In Donuzlav Bay in western Crimea, dozens of Ukrainian sailors marooned on the Konstantin Olshanskiy navy landing vessel abandoned ship on Monday after weeks of tension and uncertainty. The Olshanskiy and two other warships have been trapped in the bay since Russian forces scuttled mothballed ships at the bay’s inlet.
Using a small rubber boat that needed several trips to ferry them to land, the sailors were greeted by hecklers on the shore.
One man shouted that they were deserting “rats,” while another blasted the Russian national anthem from his car.

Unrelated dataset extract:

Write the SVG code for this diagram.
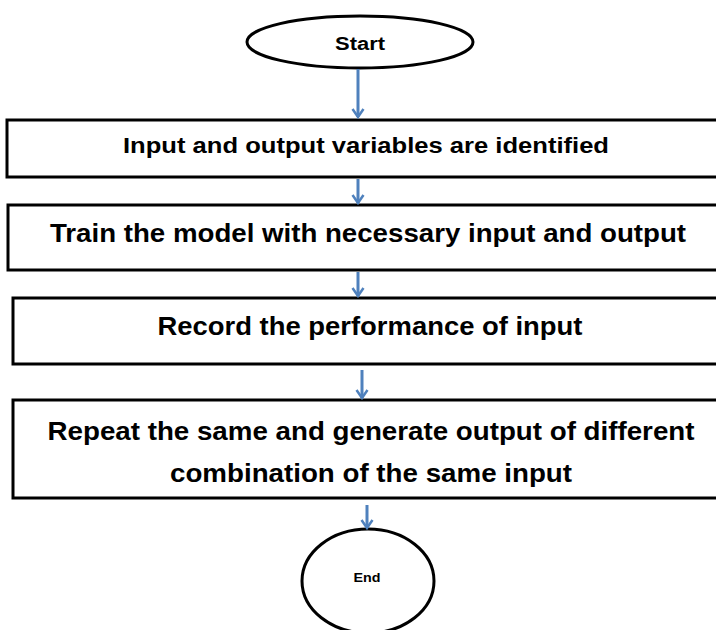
<svg xmlns="http://www.w3.org/2000/svg" width="716" height="630" viewBox="0 0 716 630">
<defs>
<marker id="ah" markerWidth="12" markerHeight="14" refX="10" refY="7" orient="auto" markerUnits="userSpaceOnUse" viewBox="0 0 12 14">
<polyline points="2,1.5 10,7 2,12.5" fill="none" stroke="#4F81BD" stroke-width="2.5"/>
</marker>
</defs>
<style>
.box{fill:#fff;stroke:#000;stroke-width:3}
.t{font-family:"Liberation Sans",Arial,sans-serif;font-weight:bold;fill:#000;text-anchor:middle}
.c{stroke:#4F81BD;stroke-width:3;fill:none;marker-end:url(#ah)}
</style>
<rect width="716" height="630" fill="#fff"/>
<g id="start">
<ellipse class="box" cx="360" cy="42" rx="113" ry="26"/>
<text class="t" x="360" y="50" font-size="18" textLength="50" lengthAdjust="spacingAndGlyphs">Start</text>
</g>
<g id="n1">
<rect class="box" x="7" y="120" width="720" height="57"/>
<text class="t" x="366" y="153" font-size="22" textLength="486" lengthAdjust="spacingAndGlyphs">Input and output variables are identified</text>
</g>
<g id="n2">
<rect class="box" x="8" y="205" width="720" height="65"/>
<text class="t" x="368" y="242" font-size="25" textLength="636" lengthAdjust="spacingAndGlyphs">Train the model with necessary input and output</text>
</g>
<g id="n3">
<rect class="box" x="13" y="298" width="720" height="66"/>
<text class="t" x="370" y="335" font-size="25" textLength="425" lengthAdjust="spacingAndGlyphs">Record the performance of input</text>
</g>
<g id="n4">
<rect class="box" x="13" y="400" width="720" height="98"/>
<text class="t" x="371" y="440" font-size="26" textLength="647" lengthAdjust="spacingAndGlyphs">Repeat the same and generate output of different</text>
<text class="t" x="371" y="482" font-size="26" textLength="402" lengthAdjust="spacingAndGlyphs">combination of the same input</text>
</g>
<g id="end">
<ellipse class="box" cx="368" cy="581" rx="66" ry="52"/>
<text class="t" x="367" y="582" font-size="13" textLength="27" lengthAdjust="spacingAndGlyphs">End</text>
</g>
<g id="connectors">
<line class="c" x1="358" y1="69" x2="358" y2="117"/>
<line class="c" x1="358" y1="179" x2="358" y2="203"/>
<line class="c" x1="358" y1="272" x2="358" y2="296"/>
<line class="c" x1="362" y1="370" x2="362" y2="398"/>
<line class="c" x1="367" y1="505" x2="367" y2="528"/>
</g>
</svg>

“We aren’t rats, we aren’t running,” said one sailor, who only gave his first name, Yevgeny. “Why should we have stayed, what would we have accomplished?”
Twenty of the estimated 60 sailors originally on board remained on the ship, which was stormed by armed men — presumed to be Russian forces — later in the day.
Ukrainian Ministry of Defense spokesman Vladislav Seleznyov said the crew, which barricaded itself in the ship’s bulkhead, heard stun grenades and rifle fire.
At a naval base near the Crimean port of Feodosia, two injured servicemen were taken captive earlier in the day and as many as 80 detained at the site, Kiev officials said.
With the storming of at least three military facilities in the peninsula over the past three days — and the decision by some troops to stay employed by switching to the Russian side — it was not clear how many Ukrainian troops remain on the peninsula.
Former Ukrainian navy chief Rear Admiral Denis Berezovskiy, charged with treason after he swore allegiance to Crimea’s pro-Russian authorities and urged others to defect, has been named a deputy commander of Russia’s Black Sea Fleet.
Acting Ukrainian President Oleksandr Turchnynov, whose new administration has struggled to maintain control and cohesion, on Monday signed a decree ordering the withdrawal of all servicemen in Crimea to the mainland.